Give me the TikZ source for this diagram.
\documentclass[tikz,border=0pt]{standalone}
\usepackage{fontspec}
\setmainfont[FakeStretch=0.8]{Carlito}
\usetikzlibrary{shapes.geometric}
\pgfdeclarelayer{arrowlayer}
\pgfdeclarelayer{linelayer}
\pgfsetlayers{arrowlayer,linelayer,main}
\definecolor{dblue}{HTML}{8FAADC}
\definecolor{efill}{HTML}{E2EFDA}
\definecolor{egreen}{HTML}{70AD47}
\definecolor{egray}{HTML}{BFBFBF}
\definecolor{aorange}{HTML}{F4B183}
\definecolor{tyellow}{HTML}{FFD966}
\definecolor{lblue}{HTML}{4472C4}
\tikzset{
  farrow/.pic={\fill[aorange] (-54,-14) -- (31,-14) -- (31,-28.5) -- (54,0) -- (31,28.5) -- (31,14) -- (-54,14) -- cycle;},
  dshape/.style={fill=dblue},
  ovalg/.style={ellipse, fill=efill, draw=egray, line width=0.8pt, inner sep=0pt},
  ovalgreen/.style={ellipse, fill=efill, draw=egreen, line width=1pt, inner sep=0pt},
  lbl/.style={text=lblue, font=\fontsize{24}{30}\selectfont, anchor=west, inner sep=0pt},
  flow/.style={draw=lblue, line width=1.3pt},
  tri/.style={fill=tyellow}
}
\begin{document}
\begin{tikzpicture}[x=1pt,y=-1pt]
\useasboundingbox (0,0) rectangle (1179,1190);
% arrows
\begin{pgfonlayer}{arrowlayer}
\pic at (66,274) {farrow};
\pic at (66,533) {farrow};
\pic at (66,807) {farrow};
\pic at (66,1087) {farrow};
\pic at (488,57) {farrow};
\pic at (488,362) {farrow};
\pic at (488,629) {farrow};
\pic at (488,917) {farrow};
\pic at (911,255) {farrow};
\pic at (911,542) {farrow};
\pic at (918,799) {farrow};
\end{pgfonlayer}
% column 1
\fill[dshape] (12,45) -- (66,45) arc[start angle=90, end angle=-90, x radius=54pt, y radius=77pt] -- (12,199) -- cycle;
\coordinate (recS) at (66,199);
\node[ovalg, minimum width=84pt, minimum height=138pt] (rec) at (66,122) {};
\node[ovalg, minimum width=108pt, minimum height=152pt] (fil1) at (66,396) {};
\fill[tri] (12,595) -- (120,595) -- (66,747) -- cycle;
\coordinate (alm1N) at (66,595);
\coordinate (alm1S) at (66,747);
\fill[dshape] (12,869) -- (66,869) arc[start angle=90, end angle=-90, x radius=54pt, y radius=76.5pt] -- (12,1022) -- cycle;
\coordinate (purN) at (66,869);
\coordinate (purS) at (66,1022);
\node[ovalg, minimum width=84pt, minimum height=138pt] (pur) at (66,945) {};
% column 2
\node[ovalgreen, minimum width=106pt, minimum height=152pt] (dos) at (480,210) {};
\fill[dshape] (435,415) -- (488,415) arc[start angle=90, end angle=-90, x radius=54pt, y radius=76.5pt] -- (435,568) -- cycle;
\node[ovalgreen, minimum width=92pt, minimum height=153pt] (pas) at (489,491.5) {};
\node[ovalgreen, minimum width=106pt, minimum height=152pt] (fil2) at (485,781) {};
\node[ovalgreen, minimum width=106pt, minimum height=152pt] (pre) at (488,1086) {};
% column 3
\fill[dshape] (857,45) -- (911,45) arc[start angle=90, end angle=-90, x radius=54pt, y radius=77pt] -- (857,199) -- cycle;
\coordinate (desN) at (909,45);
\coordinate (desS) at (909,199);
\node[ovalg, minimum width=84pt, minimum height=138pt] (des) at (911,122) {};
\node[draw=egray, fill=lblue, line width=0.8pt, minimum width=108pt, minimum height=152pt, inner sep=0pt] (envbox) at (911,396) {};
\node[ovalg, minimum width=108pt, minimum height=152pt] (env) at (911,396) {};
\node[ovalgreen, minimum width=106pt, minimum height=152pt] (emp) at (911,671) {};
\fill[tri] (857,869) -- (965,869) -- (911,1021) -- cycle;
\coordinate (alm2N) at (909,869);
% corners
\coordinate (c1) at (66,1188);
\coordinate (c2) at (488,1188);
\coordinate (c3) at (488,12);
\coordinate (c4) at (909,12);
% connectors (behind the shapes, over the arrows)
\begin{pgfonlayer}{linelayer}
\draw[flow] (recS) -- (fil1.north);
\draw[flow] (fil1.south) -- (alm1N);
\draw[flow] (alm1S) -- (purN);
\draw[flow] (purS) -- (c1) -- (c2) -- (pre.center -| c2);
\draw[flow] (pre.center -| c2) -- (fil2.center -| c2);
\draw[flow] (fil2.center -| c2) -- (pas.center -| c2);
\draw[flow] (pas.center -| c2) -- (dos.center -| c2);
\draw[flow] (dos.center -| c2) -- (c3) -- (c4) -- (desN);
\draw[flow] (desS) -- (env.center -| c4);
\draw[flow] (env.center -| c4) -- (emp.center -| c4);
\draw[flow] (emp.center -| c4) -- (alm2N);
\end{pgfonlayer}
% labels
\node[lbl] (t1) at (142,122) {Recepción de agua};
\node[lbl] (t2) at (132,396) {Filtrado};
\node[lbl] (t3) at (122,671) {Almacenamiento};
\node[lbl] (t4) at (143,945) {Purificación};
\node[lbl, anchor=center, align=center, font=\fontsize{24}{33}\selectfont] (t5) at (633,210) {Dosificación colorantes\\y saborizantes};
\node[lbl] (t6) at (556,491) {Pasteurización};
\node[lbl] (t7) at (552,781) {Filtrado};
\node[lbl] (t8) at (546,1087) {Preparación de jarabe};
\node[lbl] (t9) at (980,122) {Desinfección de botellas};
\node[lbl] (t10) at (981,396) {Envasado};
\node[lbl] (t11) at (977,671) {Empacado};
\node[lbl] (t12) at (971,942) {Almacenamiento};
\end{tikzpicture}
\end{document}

§ §

Directive: Return the material exactly as it stands.

Solution to this exercise:
Give me the TikZ source for this diagram.
\documentclass[tikz,border=0pt]{standalone}
\usepackage{fontspec}
\setmainfont[FakeStretch=0.8]{Carlito}
\usetikzlibrary{shapes.geometric}
\pgfdeclarelayer{arrowlayer}
\pgfdeclarelayer{linelayer}
\pgfsetlayers{arrowlayer,linelayer,main}
\definecolor{dblue}{HTML}{8FAADC}
\definecolor{efill}{HTML}{E2EFDA}
\definecolor{egreen}{HTML}{70AD47}
\definecolor{egray}{HTML}{BFBFBF}
\definecolor{aorange}{HTML}{F4B183}
\definecolor{tyellow}{HTML}{FFD966}
\definecolor{lblue}{HTML}{4472C4}
\tikzset{
  farrow/.pic={\fill[aorange] (-54,-14) -- (31,-14) -- (31,-28.5) -- (54,0) -- (31,28.5) -- (31,14) -- (-54,14) -- cycle;},
  dshape/.style={fill=dblue},
  ovalg/.style={ellipse, fill=efill, draw=egray, line width=0.8pt, inner sep=0pt},
  ovalgreen/.style={ellipse, fill=efill, draw=egreen, line width=1pt, inner sep=0pt},
  lbl/.style={text=lblue, font=\fontsize{24}{30}\selectfont, anchor=west, inner sep=0pt},
  flow/.style={draw=lblue, line width=1.3pt},
  tri/.style={fill=tyellow}
}
\begin{document}
\begin{tikzpicture}[x=1pt,y=-1pt]
\useasboundingbox (0,0) rectangle (1179,1190);
% arrows
\begin{pgfonlayer}{arrowlayer}
\pic at (66,274) {farrow};
\pic at (66,533) {farrow};
\pic at (66,807) {farrow};
\pic at (66,1087) {farrow};
\pic at (488,57) {farrow};
\pic at (488,362) {farrow};
\pic at (488,629) {farrow};
\pic at (488,917) {farrow};
\pic at (911,255) {farrow};
\pic at (911,542) {farrow};
\pic at (918,799) {farrow};
\end{pgfonlayer}
% column 1
\fill[dshape] (12,45) -- (66,45) arc[start angle=90, end angle=-90, x radius=54pt, y radius=77pt] -- (12,199) -- cycle;
\coordinate (recS) at (66,199);
\node[ovalg, minimum width=84pt, minimum height=138pt] (rec) at (66,122) {};
\node[ovalg, minimum width=108pt, minimum height=152pt] (fil1) at (66,396) {};
\fill[tri] (12,595) -- (120,595) -- (66,747) -- cycle;
\coordinate (alm1N) at (66,595);
\coordinate (alm1S) at (66,747);
\fill[dshape] (12,869) -- (66,869) arc[start angle=90, end angle=-90, x radius=54pt, y radius=76.5pt] -- (12,1022) -- cycle;
\coordinate (purN) at (66,869);
\coordinate (purS) at (66,1022);
\node[ovalg, minimum width=84pt, minimum height=138pt] (pur) at (66,945) {};
% column 2
\node[ovalgreen, minimum width=106pt, minimum height=152pt] (dos) at (480,210) {};
\fill[dshape] (435,415) -- (488,415) arc[start angle=90, end angle=-90, x radius=54pt, y radius=76.5pt] -- (435,568) -- cycle;
\node[ovalgreen, minimum width=92pt, minimum height=153pt] (pas) at (489,491.5) {};
\node[ovalgreen, minimum width=106pt, minimum height=152pt] (fil2) at (485,781) {};
\node[ovalgreen, minimum width=106pt, minimum height=152pt] (pre) at (488,1086) {};
% column 3
\fill[dshape] (857,45) -- (911,45) arc[start angle=90, end angle=-90, x radius=54pt, y radius=77pt] -- (857,199) -- cycle;
\coordinate (desN) at (909,45);
\coordinate (desS) at (909,199);
\node[ovalg, minimum width=84pt, minimum height=138pt] (des) at (911,122) {};
\node[draw=egray, fill=lblue, line width=0.8pt, minimum width=108pt, minimum height=152pt, inner sep=0pt] (envbox) at (911,396) {};
\node[ovalg, minimum width=108pt, minimum height=152pt] (env) at (911,396) {};
\node[ovalgreen, minimum width=106pt, minimum height=152pt] (emp) at (911,671) {};
\fill[tri] (857,869) -- (965,869) -- (911,1021) -- cycle;
\coordinate (alm2N) at (909,869);
% corners
\coordinate (c1) at (66,1188);
\coordinate (c2) at (488,1188);
\coordinate (c3) at (488,12);
\coordinate (c4) at (909,12);
% connectors (behind the shapes, over the arrows)
\begin{pgfonlayer}{linelayer}
\draw[flow] (recS) -- (fil1.north);
\draw[flow] (fil1.south) -- (alm1N);
\draw[flow] (alm1S) -- (purN);
\draw[flow] (purS) -- (c1) -- (c2) -- (pre.center -| c2);
\draw[flow] (pre.center -| c2) -- (fil2.center -| c2);
\draw[flow] (fil2.center -| c2) -- (pas.center -| c2);
\draw[flow] (pas.center -| c2) -- (dos.center -| c2);
\draw[flow] (dos.center -| c2) -- (c3) -- (c4) -- (desN);
\draw[flow] (desS) -- (env.center -| c4);
\draw[flow] (env.center -| c4) -- (emp.center -| c4);
\draw[flow] (emp.center -| c4) -- (alm2N);
\end{pgfonlayer}
% labels
\node[lbl] (t1) at (142,122) {Recepción de agua};
\node[lbl] (t2) at (132,396) {Filtrado};
\node[lbl] (t3) at (122,671) {Almacenamiento};
\node[lbl] (t4) at (143,945) {Purificación};
\node[lbl, anchor=center, align=center, font=\fontsize{24}{33}\selectfont] (t5) at (633,210) {Dosificación colorantes\\y saborizantes};
\node[lbl] (t6) at (556,491) {Pasteurización};
\node[lbl] (t7) at (552,781) {Filtrado};
\node[lbl] (t8) at (546,1087) {Preparación de jarabe};
\node[lbl] (t9) at (980,122) {Desinfección de botellas};
\node[lbl] (t10) at (981,396) {Envasado};
\node[lbl] (t11) at (977,671) {Empacado};
\node[lbl] (t12) at (971,942) {Almacenamiento};
\end{tikzpicture}
\end{document}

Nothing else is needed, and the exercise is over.